> [Short exercise]
Give the material once more, word for word, without any images.

> [Information supplied]

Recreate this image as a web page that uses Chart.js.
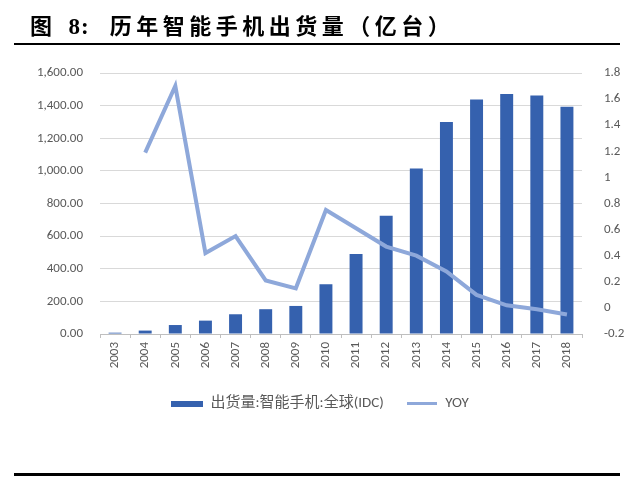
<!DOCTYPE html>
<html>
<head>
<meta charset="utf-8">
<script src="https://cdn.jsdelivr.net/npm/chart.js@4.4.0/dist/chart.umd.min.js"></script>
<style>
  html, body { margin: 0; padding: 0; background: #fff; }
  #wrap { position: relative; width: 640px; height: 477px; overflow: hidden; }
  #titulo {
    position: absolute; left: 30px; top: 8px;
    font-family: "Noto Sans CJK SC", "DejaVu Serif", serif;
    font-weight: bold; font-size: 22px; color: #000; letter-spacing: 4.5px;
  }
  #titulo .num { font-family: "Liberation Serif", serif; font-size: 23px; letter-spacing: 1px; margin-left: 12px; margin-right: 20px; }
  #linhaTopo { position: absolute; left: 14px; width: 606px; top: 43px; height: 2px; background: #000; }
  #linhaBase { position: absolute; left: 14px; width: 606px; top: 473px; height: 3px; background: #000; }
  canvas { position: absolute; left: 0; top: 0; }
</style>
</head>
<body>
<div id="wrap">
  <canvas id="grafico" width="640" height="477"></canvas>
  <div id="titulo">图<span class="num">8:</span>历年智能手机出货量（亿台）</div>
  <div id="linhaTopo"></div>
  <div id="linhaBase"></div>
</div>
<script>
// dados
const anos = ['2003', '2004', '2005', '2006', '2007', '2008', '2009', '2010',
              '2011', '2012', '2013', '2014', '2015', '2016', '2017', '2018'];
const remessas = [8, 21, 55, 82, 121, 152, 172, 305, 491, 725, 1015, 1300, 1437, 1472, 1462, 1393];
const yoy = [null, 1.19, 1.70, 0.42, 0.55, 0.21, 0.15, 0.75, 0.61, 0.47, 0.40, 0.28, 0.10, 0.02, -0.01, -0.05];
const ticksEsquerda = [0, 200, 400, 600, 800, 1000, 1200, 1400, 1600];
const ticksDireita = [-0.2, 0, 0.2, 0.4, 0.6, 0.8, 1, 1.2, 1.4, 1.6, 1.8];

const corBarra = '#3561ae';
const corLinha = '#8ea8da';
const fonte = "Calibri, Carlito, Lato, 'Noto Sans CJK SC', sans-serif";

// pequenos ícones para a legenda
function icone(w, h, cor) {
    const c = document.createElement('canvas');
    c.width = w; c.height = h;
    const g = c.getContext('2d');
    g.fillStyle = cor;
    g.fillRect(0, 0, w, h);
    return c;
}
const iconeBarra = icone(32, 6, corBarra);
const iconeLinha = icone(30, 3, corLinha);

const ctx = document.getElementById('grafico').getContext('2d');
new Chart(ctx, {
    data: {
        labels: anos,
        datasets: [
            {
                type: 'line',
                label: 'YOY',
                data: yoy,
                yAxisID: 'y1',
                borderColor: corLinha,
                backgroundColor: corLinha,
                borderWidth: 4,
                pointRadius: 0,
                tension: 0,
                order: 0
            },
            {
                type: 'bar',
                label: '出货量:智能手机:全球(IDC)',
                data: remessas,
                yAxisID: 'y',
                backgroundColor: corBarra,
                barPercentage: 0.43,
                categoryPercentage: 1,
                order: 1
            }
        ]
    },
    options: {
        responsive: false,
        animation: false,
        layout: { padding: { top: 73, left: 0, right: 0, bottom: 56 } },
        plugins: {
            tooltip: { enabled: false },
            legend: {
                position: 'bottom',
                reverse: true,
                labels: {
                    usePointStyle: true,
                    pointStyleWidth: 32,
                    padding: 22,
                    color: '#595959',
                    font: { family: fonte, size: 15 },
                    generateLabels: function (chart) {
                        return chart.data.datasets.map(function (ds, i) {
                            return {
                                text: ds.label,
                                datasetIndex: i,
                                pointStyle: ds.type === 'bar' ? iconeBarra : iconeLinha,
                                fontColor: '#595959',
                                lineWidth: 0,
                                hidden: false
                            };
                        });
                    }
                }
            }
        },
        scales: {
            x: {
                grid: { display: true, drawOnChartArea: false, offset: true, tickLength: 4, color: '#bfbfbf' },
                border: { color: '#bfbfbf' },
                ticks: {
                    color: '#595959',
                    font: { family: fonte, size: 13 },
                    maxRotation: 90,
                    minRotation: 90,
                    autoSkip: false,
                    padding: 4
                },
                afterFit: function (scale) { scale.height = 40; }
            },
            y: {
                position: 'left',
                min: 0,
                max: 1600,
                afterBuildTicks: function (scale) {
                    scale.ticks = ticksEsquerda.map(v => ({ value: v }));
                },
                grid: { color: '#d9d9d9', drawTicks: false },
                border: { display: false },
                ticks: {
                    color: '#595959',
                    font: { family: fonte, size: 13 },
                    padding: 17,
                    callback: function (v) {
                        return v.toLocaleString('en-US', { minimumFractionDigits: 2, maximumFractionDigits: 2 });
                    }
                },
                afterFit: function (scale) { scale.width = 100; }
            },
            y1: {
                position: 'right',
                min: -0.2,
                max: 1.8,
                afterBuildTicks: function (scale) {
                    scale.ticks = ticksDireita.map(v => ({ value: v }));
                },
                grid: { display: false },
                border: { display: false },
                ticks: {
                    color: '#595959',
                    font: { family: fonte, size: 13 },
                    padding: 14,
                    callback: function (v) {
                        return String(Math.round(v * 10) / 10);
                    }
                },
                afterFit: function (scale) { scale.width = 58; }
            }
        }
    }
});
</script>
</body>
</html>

> [Worked solution]
Recreate this image as a web page that uses Chart.js.
<!DOCTYPE html>
<html>
<head>
<meta charset="utf-8">
<script src="https://cdn.jsdelivr.net/npm/chart.js@4.4.0/dist/chart.umd.min.js"></script>
<style>
  html, body { margin: 0; padding: 0; background: #fff; }
  #wrap { position: relative; width: 640px; height: 477px; overflow: hidden; }
  #titulo {
    position: absolute; left: 30px; top: 8px;
    font-family: "Noto Sans CJK SC", "DejaVu Serif", serif;
    font-weight: bold; font-size: 22px; color: #000; letter-spacing: 4.5px;
  }
  #titulo .num { font-family: "Liberation Serif", serif; font-size: 23px; letter-spacing: 1px; margin-left: 12px; margin-right: 20px; }
  #linhaTopo { position: absolute; left: 14px; width: 606px; top: 43px; height: 2px; background: #000; }
  #linhaBase { position: absolute; left: 14px; width: 606px; top: 473px; height: 3px; background: #000; }
  canvas { position: absolute; left: 0; top: 0; }
</style>
</head>
<body>
<div id="wrap">
  <canvas id="grafico" width="640" height="477"></canvas>
  <div id="titulo">图<span class="num">8:</span>历年智能手机出货量（亿台）</div>
  <div id="linhaTopo"></div>
  <div id="linhaBase"></div>
</div>
<script>
// dados
const anos = ['2003', '2004', '2005', '2006', '2007', '2008', '2009', '2010',
              '2011', '2012', '2013', '2014', '2015', '2016', '2017', '2018'];
const remessas = [8, 21, 55, 82, 121, 152, 172, 305, 491, 725, 1015, 1300, 1437, 1472, 1462, 1393];
const yoy = [null, 1.19, 1.70, 0.42, 0.55, 0.21, 0.15, 0.75, 0.61, 0.47, 0.40, 0.28, 0.10, 0.02, -0.01, -0.05];
const ticksEsquerda = [0, 200, 400, 600, 800, 1000, 1200, 1400, 1600];
const ticksDireita = [-0.2, 0, 0.2, 0.4, 0.6, 0.8, 1, 1.2, 1.4, 1.6, 1.8];

const corBarra = '#3561ae';
const corLinha = '#8ea8da';
const fonte = "Calibri, Carlito, Lato, 'Noto Sans CJK SC', sans-serif";

// pequenos ícones para a legenda
function icone(w, h, cor) {
    const c = document.createElement('canvas');
    c.width = w; c.height = h;
    const g = c.getContext('2d');
    g.fillStyle = cor;
    g.fillRect(0, 0, w, h);
    return c;
}
const iconeBarra = icone(32, 6, corBarra);
const iconeLinha = icone(30, 3, corLinha);

const ctx = document.getElementById('grafico').getContext('2d');
new Chart(ctx, {
    data: {
        labels: anos,
        datasets: [
            {
                type: 'line',
                label: 'YOY',
                data: yoy,
                yAxisID: 'y1',
                borderColor: corLinha,
                backgroundColor: corLinha,
                borderWidth: 4,
                pointRadius: 0,
                tension: 0,
                order: 0
            },
            {
                type: 'bar',
                label: '出货量:智能手机:全球(IDC)',
                data: remessas,
                yAxisID: 'y',
                backgroundColor: corBarra,
                barPercentage: 0.43,
                categoryPercentage: 1,
                order: 1
            }
        ]
    },
    options: {
        responsive: false,
        animation: false,
        layout: { padding: { top: 73, left: 0, right: 0, bottom: 56 } },
        plugins: {
            tooltip: { enabled: false },
            legend: {
                position: 'bottom',
                reverse: true,
                labels: {
                    usePointStyle: true,
                    pointStyleWidth: 32,
                    padding: 22,
                    color: '#595959',
                    font: { family: fonte, size: 15 },
                    generateLabels: function (chart) {
                        return chart.data.datasets.map(function (ds, i) {
                            return {
                                text: ds.label,
                                datasetIndex: i,
                                pointStyle: ds.type === 'bar' ? iconeBarra : iconeLinha,
                                fontColor: '#595959',
                                lineWidth: 0,
                                hidden: false
                            };
                        });
                    }
                }
            }
        },
        scales: {
            x: {
                grid: { display: true, drawOnChartArea: false, offset: true, tickLength: 4, color: '#bfbfbf' },
                border: { color: '#bfbfbf' },
                ticks: {
                    color: '#595959',
                    font: { family: fonte, size: 13 },
                    maxRotation: 90,
                    minRotation: 90,
                    autoSkip: false,
                    padding: 4
                },
                afterFit: function (scale) { scale.height = 40; }
            },
            y: {
                position: 'left',
                min: 0,
                max: 1600,
                afterBuildTicks: function (scale) {
                    scale.ticks = ticksEsquerda.map(v => ({ value: v }));
                },
                grid: { color: '#d9d9d9', drawTicks: false },
                border: { display: false },
                ticks: {
                    color: '#595959',
                    font: { family: fonte, size: 13 },
                    padding: 17,
                    callback: function (v) {
                        return v.toLocaleString('en-US', { minimumFractionDigits: 2, maximumFractionDigits: 2 });
                    }
                },
                afterFit: function (scale) { scale.width = 100; }
            },
            y1: {
                position: 'right',
                min: -0.2,
                max: 1.8,
                afterBuildTicks: function (scale) {
                    scale.ticks = ticksDireita.map(v => ({ value: v }));
                },
                grid: { display: false },
                border: { display: false },
                ticks: {
                    color: '#595959',
                    font: { family: fonte, size: 13 },
                    padding: 14,
                    callback: function (v) {
                        return String(Math.round(v * 10) / 10);
                    }
                },
                afterFit: function (scale) { scale.width = 58; }
            }
        }
    }
});
</script>
</body>
</html>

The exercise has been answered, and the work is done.